# [Gnome] Démarrage très lent + erreurs

## Animatrix

Salut à tous !!

Depuis quelques jours, depuis que je lance ma session Gnome, ça prend plusieurs minutes.

L'erreur donné est :

 *Quote:*   

> Il y a eu une erreur lors du démarrage du démon des préférences GNOME.
> 
> Certaines fonctionnalités, comme les thèmes, les sons ou les fonds d'écran peuvent ne pas fonctionner correctement.
> 
> Le dernier message d'erreur était :
> ...

 

Et quand j'arrive sur ma session, des applets du menu manquent à l'appel par exemple.

Savez-vous ce que je peux faire contre ce problème ?

Merci

----------

## kwenspc

un démon gnome qui déconne? t'as essayés un ptit revdep-rebuild?

----------

## Animatrix

 *kwenspc wrote:*   

> un démon gnome qui déconne? t'as essayés un ptit revdep-rebuild?

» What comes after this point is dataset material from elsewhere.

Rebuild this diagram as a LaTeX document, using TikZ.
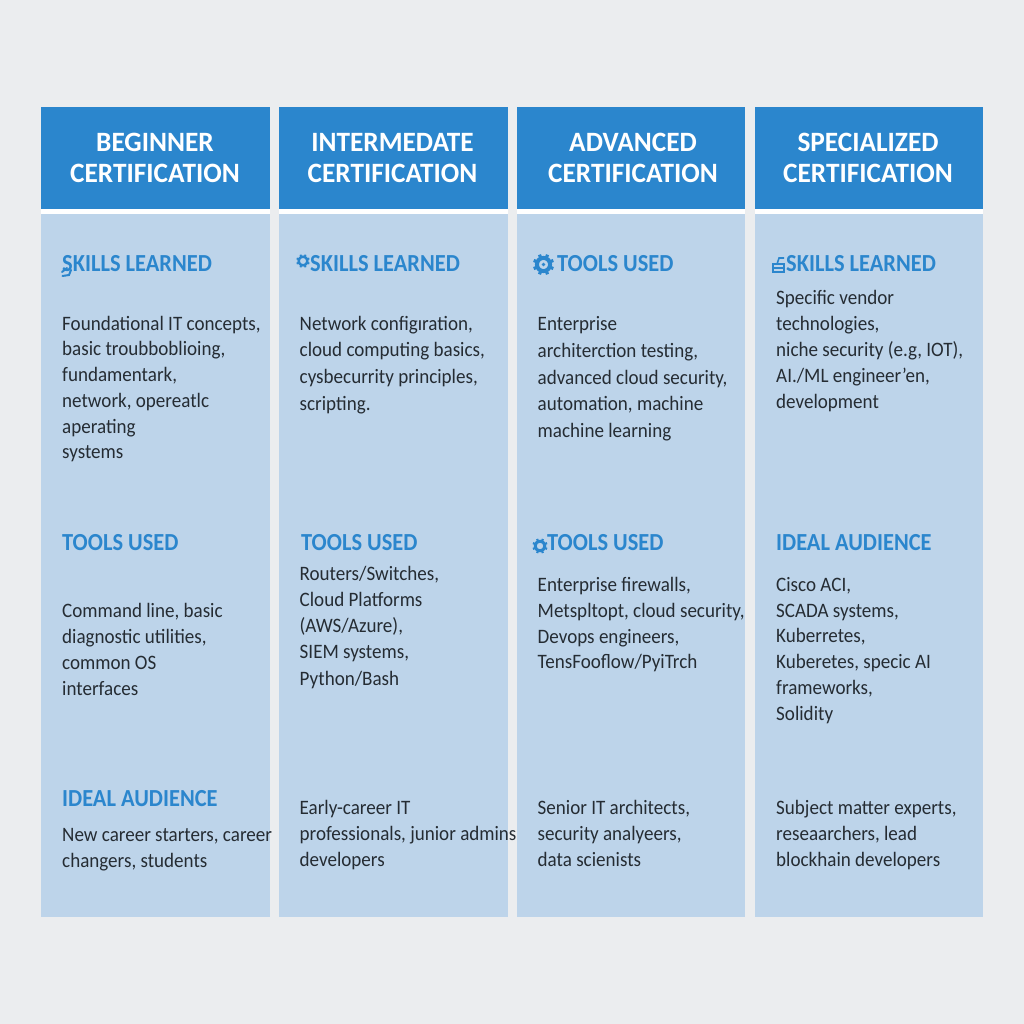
\documentclass[tikz,border=0pt]{standalone}
\usepackage{fontspec}
\setmainfont{Carlito}
\newfontfamily\bodyfam[FakeStretch=0.93]{Carlito}
\newfontfamily\sectfam[FakeStretch=0.915]{Carlito}
\newfontfamily\headfam[FakeStretch=0.975]{Carlito}
\definecolor{pagebg}{HTML}{EBEDEF}
\definecolor{headblue}{HTML}{2B86CD}
\definecolor{bodyblue}{HTML}{BDD4EA}
\definecolor{inktext}{HTML}{252C33}
\tikzset{
  headbox/.style={fill=headblue,draw=none,inner sep=0pt,minimum width=228.5pt,minimum height=102pt},
  bodybox/.style={fill=bodyblue,draw=none,inner sep=0pt,minimum width=228.5pt,minimum height=703pt},
  headtext/.style={text=white,font=\headfam\fontsize{28}{31.5}\selectfont\bfseries,align=center,inner sep=0pt,anchor=north},
  sectiontext/.style={text=headblue,font=\sectfam\fontsize{24.5}{26}\selectfont\bfseries,inner sep=0pt,anchor=base west},
  bodytext/.style={text=inktext,font=\bodyfam\fontsize{20.5}{#1}\selectfont,align=left,inner sep=0pt,anchor=north west},
}
\newcommand{\headlabel}[4]{\node[headtext] (#1) at (#2,{#3-22.05}) {\strut #4};}
\newcommand{\sectlabel}[4]{\node[sectiontext] (#1) at (#2,#3) {#4};}
\newcommand{\para}[5][26.2]{\node[bodytext=#1] (#2) at (#3,{#4-0.7*#1}) {\strut #5};}
\newcommand{\gearicon}[5]{%
  \draw[#5,line width=#4pt] (#1,#2) circle (#3);
  \foreach \a in {22.5,67.5,...,337.5}{
    \draw[#5,line width=0.8*#4pt] ({#1+#3*cos(\a)},{#2+#3*sin(\a)}) -- ({#1+(#3+#4)*cos(\a)},{#2+(#3+#4)*sin(\a)});
  }%
}
\begin{document}
\begin{tikzpicture}[x=1pt,y=-1pt]
\useasboundingbox (0,0) rectangle (1024,1024);
\fill[pagebg] (0,0) rectangle (1024,1024);

% columns
\node[bodybox] (bodyA) at (155.25,565.5) {};
\node[bodybox] (bodyB) at (393.25,565.5) {};
\node[bodybox] (bodyC) at (630.75,565.5) {};
\node[bodybox] (bodyD) at (868.75,565.5) {};
\fill[white] (41,209) rectangle (269.5,214.5);
\fill[white] (279,209) rectangle (507.5,214.5);
\fill[white] (516.5,209) rectangle (745,214.5);
\fill[white] (754.5,209) rectangle (983,214.5);
\node[headbox] (headA) at (155.25,158) {};
\node[headbox] (headB) at (393.25,158) {};
\node[headbox] (headC) at (630.75,158) {};
\node[headbox] (headD) at (868.75,158) {};

% headers
\headlabel{titleA}{155}{151}{BEGINNER\\CERTIFICATION}
\headlabel{titleB}{392.5}{151}{INTERMEDATE\\CERTIFICATION}
\headlabel{titleC}{633}{151}{ADVANCED\\CERTIFICATION}
\headlabel{titleD}{868}{151}{SPECIALIZED\\CERTIFICATION}

% icons
\draw[headblue,line width=2pt,line cap=round] (62,272) -- (67,268) (62.5,276) -- (69,275) -- (71,270);
\gearicon{303}{261}{4.4}{2.4}{headblue}
\gearicon{543.5}{264.5}{6.6}{4}{headblue}
\fill[headblue] (543.5,264.5) circle (1.8);
\gearicon{540}{546}{4.8}{2.8}{headblue}
\draw[headblue,line width=1.6pt] (773,272) -- (773,264) -- (784,264) -- (784,272) -- cycle (773,268) -- (784,268) (777,264) -- (779,258) -- (784,258);

% section labels, row 1
\sectlabel{skillsA}{62}{271}{SKILLS LEARNED}
\sectlabel{skillsB}{310}{271}{SKILLS LEARNED}
\sectlabel{toolsC}{557}{271}{TOOLS USED}
\sectlabel{skillsD}{786}{271}{SKILLS LEARNED}

% section labels, row 2
\sectlabel{toolsA}{62}{550}{TOOLS USED}
\sectlabel{toolsB}{301}{550}{TOOLS USED}
\sectlabel{toolsCb}{547}{550}{TOOLS USED}
\sectlabel{audienceD}{776}{550}{IDEAL AUDIENCE}

% section labels, row 3
\sectlabel{audienceA}{62}{806}{IDEAL AUDIENCE}

% paragraphs, row 1
\para[25.7]{textA1}{62}{330}{Foundational IT concepts,\\basic troubboblioing,\\fundamentark,\\network, opereatlc\\aperating\\systems}
\para[26.6]{textB1}{299.5}{330}{Network configıration,\\cloud computing basics,\\cysbecurrity principles,\\scripting.}
\para[26.7]{textC1}{537.5}{330.5}{Enterprise\\architerction testing,\\advanced cloud security,\\automation, machine\\machine learning}
\para[26]{textD1}{776}{304}{Specific vendor\\technologies,\\niche security (e.g, IOT),\\AI./ML engineer’en,\\development}

% paragraphs, row 2
\para[26.2]{textA2}{62}{617}{Command line, basic\\diagnostic utilities,\\common OS\\interfaces}
\para[26.2]{textB2}{299.5}{580}{Routers/Switches,\\Cloud Platforms\\(AWS/Azure),\\SIEM systems,\\Python/Bash}
\para[25.9]{textC2}{537.5}{591}{Enterprise firewalls,\\Metspltopt, cloud security,\\Devops engineers,\\TensFooflow/PyiTrch}
\para[25.8]{textD2}{776}{591}{Cisco ACI,\\SCADA systems,\\Kuberretes,\\Kuberetes, specic AI\\frameworks,\\Solidity}

% paragraphs, row 3
\para[26]{textA3}{62}{841}{New career starters, career\\changers, students}
\para[26.3]{textB3}{299.5}{814}{Early-career IT\\professionals, junior admins\\developers}
\para[26.3]{textC3}{537.5}{814}{Senior IT architects,\\security analyeers,\\data scienists}
\para[26.3]{textD3}{776}{814}{Subject matter experts,\\reseaarchers, lead\\blockhain developers}
\end{tikzpicture}
\end{document}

 NOn rien de ce coté là  :Sad: 

----------

## gglaboussole

A tout hasard (car ça à peut être rien à voir...) tu as vu ce post : https://forums.gentoo.org/viewtopic-t-688151-highlight-hosts.html  ?

----------

## Animatrix

Je viens de remarquer que si je n'ai pas de cable ethernet branché au démarrage, je n'ai pas ce problème...

Cela viendrait de dhcp ?

----------

## gglaboussole

 *Animatrix wrote:*   

>  or the network connection was broken.
> 
> 

 

peut être... d'où le lien que je t'ai posté... un truc de ton network qui "couille" et fait ramer ton gnome..

Edit: Au cas où :si tu viens de passer à baselayout2 la config du net à changé (synthaxe, options,...) jette un oeil à /usr/share/doc/openrc/net.example

----------